The "cheaper" machine was actually $700 more expensive over its useful life. And that was before factoring in the intangible risks of proprietary consumables and iffy file conversion. I went with Vendor A—the Gravotech-level player, not the budget brand.
The validation came six months later. A colleague at another shop (a 50-person custom fabrication company) went with a Vendor B-type machine, lured by the low price. He called me frustrated. His "CNC laser cutting metal" jobs were plagued by inconsistent edge quality, which he traced to those proprietary nozzles wearing faster than promised. He was spending more on consumables than estimated and losing time to extra quality checks. His "savings" had evaporated.
The Procurement Playbook I Built From This
This experience cemented how I evaluate industrial equipment now. It's not about the quote; it's about the cost of operation. Here's my checklist, which applies whether you're looking at a Gravotech marking system or a forklift:
1. Mandatory TCO Breakdown: For any major purchase, we now require a 3-5 year TCO model. It must include: unit cost, installation, training, annual software/licenses, estimated consumables, preventive maintenance, and probable repair costs. If a vendor balks at providing these details, that's a red flag.

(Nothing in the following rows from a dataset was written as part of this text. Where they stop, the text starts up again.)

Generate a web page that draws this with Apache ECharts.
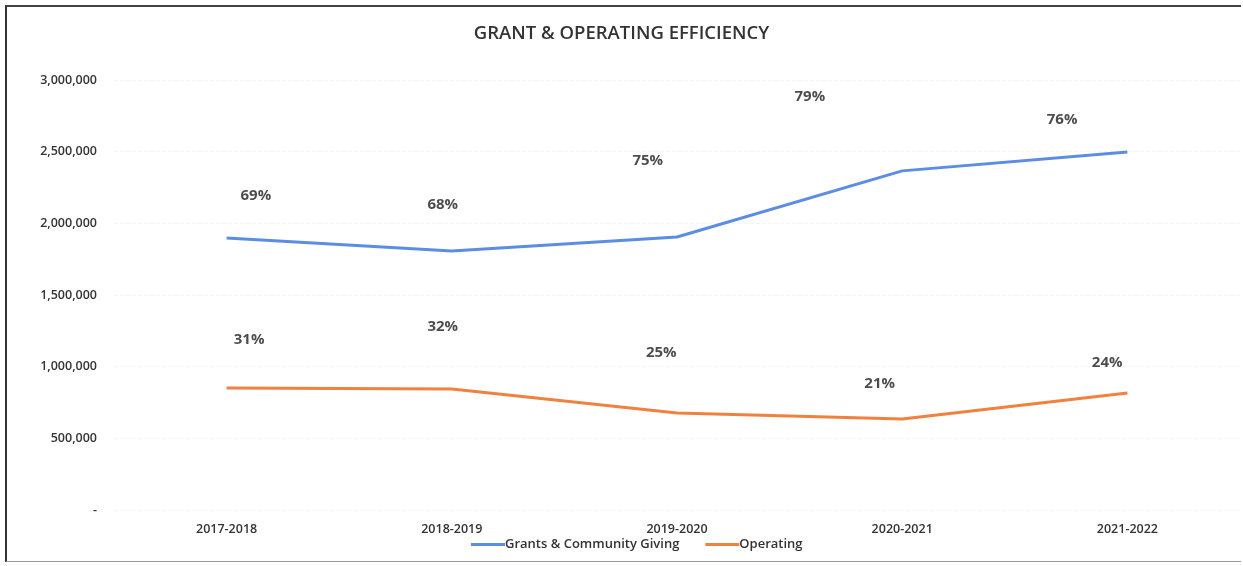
<!DOCTYPE html>
<html>
<head>
<meta charset="utf-8">
<title>Grant & Operating Efficiency</title>
<script src="https://cdn.jsdelivr.net/npm/echarts@6/dist/echarts.min.js"></script>
<style>
  html, body { margin: 0; padding: 0; background: #fff; }
  #frame {
    position: absolute; left: 5px; top: 5px; width: 1236px; height: 557px;
    border-left: 2px solid #333; border-top: 2px solid #444; border-bottom: 1px solid #999;
    box-sizing: border-box;
  }
  #chart { position: absolute; left: 0; top: 0; width: 1243px; height: 566px; }
</style>
</head>
<body>
<div id="frame"></div>
<div id="chart"></div>
<script>
// years on the x axis
const years = ['2017-2018', '2018-2019', '2019-2020', '2020-2021', '2021-2022']
// dollar amounts per year
const grants = [1898000, 1807000, 1905000, 2366000, 2498000]
const operating = [851000, 844000, 677000, 635000, 816000]
// share of total, shown as floating labels
const grantsPct = [69, 68, 75, 79, 76]
const operatingPct = [31, 32, 25, 21, 24]

// where the percentage text boxes sit (category index, axis value)
const grantsLabelAt = [[0.13, 2190000], [0.96, 2130000], [1.87, 2440000], [2.59, 2880000], [3.71, 2720000]]
const operatingLabelAt = [[0.10, 1190000], [0.96, 1280000], [1.93, 1100000], [2.90, 880000], [3.91, 1030000]]

const font = '"Open Sans", "Liberation Sans", sans-serif'
const blue = '#5b8de3'
const orange = '#f0813f'

const pctPoints = (anchors, pct) => anchors.map((a, i) => [a[0], a[1], pct[i]])

const chart = echarts.init(document.getElementById('chart'))
chart.setOption({
  animation: false,
  textStyle: { fontFamily: font },
  title: {
    text: 'GRANT & OPERATING EFFICIENCY',
    left: 'center',
    top: 19,
    textStyle: { fontFamily: font, fontSize: 18.5, fontWeight: 600, color: '#333' }
  },
  legend: {
    bottom: 10,
    left: 466,
    itemWidth: 34,
    itemHeight: 3,
    itemGap: 26,
    icon: 'rect',
    data: ['Grants & Community Giving', 'Operating'],
    textStyle: { fontFamily: font, fontSize: 13, fontWeight: 600, color: '#333', padding: [0, 0, 0, -5] }
  },
  grid: { left: 114, right: 3, top: 80, bottom: 56 },
  xAxis: [
    {
      type: 'category',
      data: years,
      boundaryGap: true,
      axisLine: { show: false },
      axisTick: { show: false },
      axisLabel: { margin: 13, fontFamily: font, fontSize: 12.5, fontWeight: 600, color: '#333' }
    },
    { type: 'value', min: -0.5, max: 4.5, show: false }
  ],
  yAxis: {
    type: 'value',
    min: 0,
    max: 3000000,
    interval: 500000,
    axisLine: { show: false },
    axisTick: { show: false },
    splitLine: { lineStyle: { color: '#f4f4f4', type: 'dashed' } },
    axisLabel: {
      margin: 17,
      fontFamily: font,
      fontSize: 12.5,
      fontWeight: 600,
      color: '#333',
      formatter: v => v === 0 ? '-' : v.toLocaleString('en-US')
    }
  },
  series: [
    {
      name: 'Grants & Community Giving',
      type: 'line',
      data: grants,
      symbol: 'none',
      itemStyle: { color: blue },
      lineStyle: { color: blue, width: 3 }
    },
    {
      name: 'Operating',
      type: 'line',
      data: operating,
      symbol: 'none',
      itemStyle: { color: orange },
      lineStyle: { color: orange, width: 3 }
    },
    {
      type: 'scatter',
      xAxisIndex: 1,
      symbolSize: 0,
      silent: true,
      data: pctPoints(grantsLabelAt, grantsPct).concat(pctPoints(operatingLabelAt, operatingPct)),
      label: {
        show: true,
        position: 'inside',
        formatter: p => p.value[2] + '%',
        fontFamily: font,
        fontSize: 15,
        fontWeight: 700,
        color: '#1e1e1e'
      }
    }
  ]
})
</script>
</body>
</html>
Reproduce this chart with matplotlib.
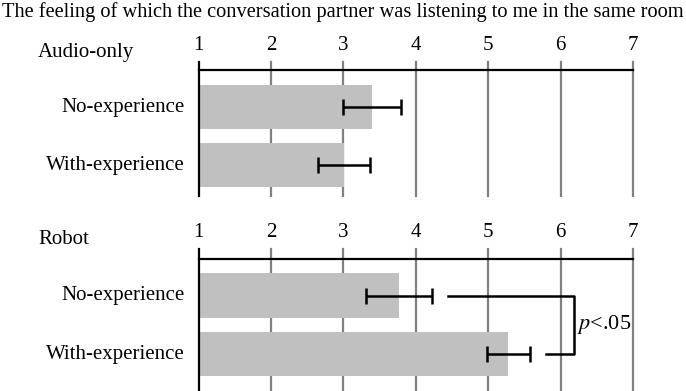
import matplotlib.pyplot as plt

plt.rcParams['font.family'] = 'Liberation Serif'

title = "The feeling of which the conversation partner was listening to me in the same room"
groups = ["Audio-only", "Robot"]
conditions = ["No-experience", "With-experience"]
means = [[3.40, 3.01], [3.77, 5.28]]
errs = [[0.40, 0.36], [0.46, 0.30]]
ticks = [1, 2, 3, 4, 5, 6, 7]

W, H = 686, 391
fig = plt.figure(figsize=(W / 100, H / 100), dpi=100)

# pixel layout of each panel: (top px, bottom px, y at top, y at bottom)
panels = [(62, 196, -0.776, 1.534), (249, 391, -0.795, 1.632)]
x0, x1 = 198.5, 633.0
fs = 15

fig.text(0.5, 1 - 12 / H, title, ha='center', va='center', fontsize=14.7)

for gi, (top, bot, ytop, ybot) in enumerate(panels):
    ax = fig.add_axes([x0 / W, 1 - bot / H, (x1 - x0) / W, (bot - top) / H])
    ax.set_xlim(1, 7)
    ax.set_ylim(ybot, ytop)
    for s in ax.spines.values():
        s.set_visible(False)
    ax.set_yticks([])
    ax.xaxis.tick_top()
    ax.set_xticks(ticks)
    ax.tick_params(axis='x', length=0, pad=5, labelsize=fs)

    for t in ticks[1:]:
        ax.axvline(t, color='#808080', lw=1.6, zorder=0, clip_on=False)
    ax.axvline(1, color='black', lw=1.6, zorder=3, clip_on=False)
    ax.axhline(-0.63, color='black', lw=1.6, zorder=3, clip_on=False)

    ypos = [0, 1]
    ax.barh(ypos, [m - 1 for m in means[gi]], left=1, height=0.76,
            color='#c0c0c0', zorder=1)
    ax.errorbar(means[gi], ypos, xerr=errs[gi], fmt='none', ecolor='black',
                elinewidth=1.8, capsize=6, capthick=1.8, zorder=4)

    fig.text(38 / W, 1 - (top - 10) / H, groups[gi], ha='left', va='center',
             fontsize=fs)
    for yi, lab in zip(ypos, conditions):
        ax.text(-0.031, yi, lab, transform=ax.get_yaxis_transform(),
                ha='right', va='center', fontsize=fs)

    if gi == 1:
        ax.plot([4.45, 6.18, 6.18, 5.80], [0, 0, 1, 1], color='black',
                lw=1.8, zorder=4)
        ax.text(6.22, 0.5, r'$p$<.05', ha='left', va='center', fontsize=16,
                math_fontfamily='stix')

fig.savefig('out.png', dpi=100)
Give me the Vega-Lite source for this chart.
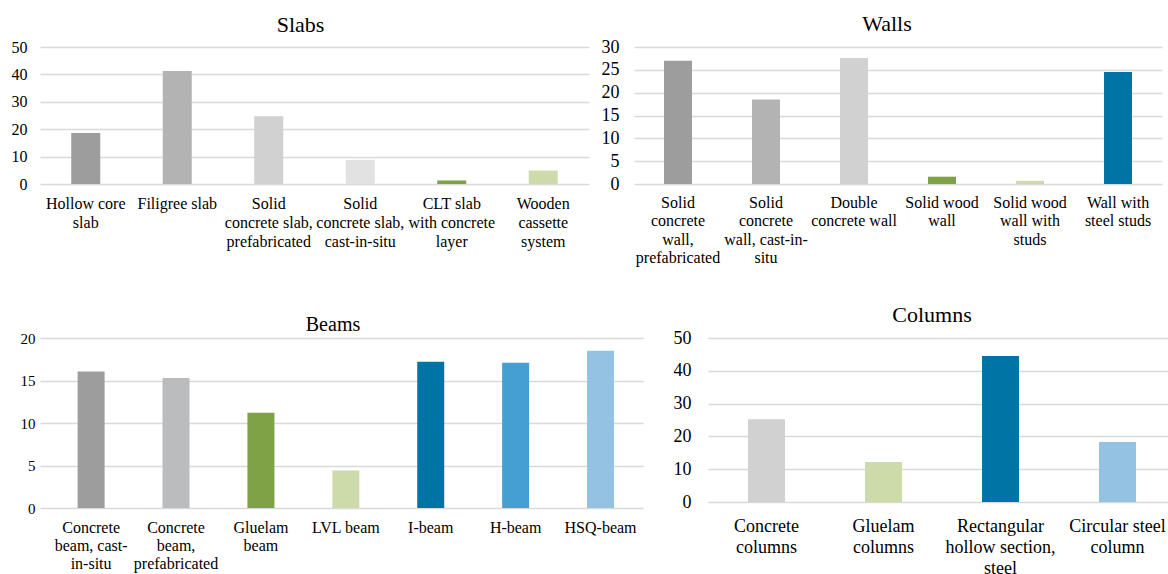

2. Consumable Audit: I ask: "What wears out? How much does it cost? Who else sells it?" Proprietary is rarely cheaper in the long run.
3. The "File Test": We send the vendor one of our more complex production files—a detailed laser cut template, for example—and ask them to run a simulation. If the software struggles or the output looks off, it's a sign of future headaches.
4. Support Decoding: "Warranty" is a meaningless word. I ask for the specific SLA (Service Level Agreement): response time, labor coverage, travel charges. Is there a local technician? (This is huge).
Wrapping Up: The Industry Has Evolved
What was best practice in procuring equipment a decade ago—go with the low bid—often doesn't apply today. The technology (like fiber lasers vs. old CO2) has changed, and the cost structures have gotten more complex, with software subscriptions and integrated solutions. The fundamentals of due diligence haven't changed, but the execution has to be more thorough.
My takeaway wasn't that budget brands are bad. It's that the true cost is almost never on the first page of the quote. That $4,200 "savings" I nearly chased would have likely cost us more in downtime, rework, and aggravation. Now, when I see a tempting price for a laser engraver or any industrial kit, I don't see a number. I see a spreadsheet that needs to be built. And the first question I ask is, "What's the TCO?"
(Side note: This is exactly why I'm skeptical of any vendor that leads with "cheapest price" guarantees. In my experience, that cost always surfaces somewhere else—usually at the worst possible time).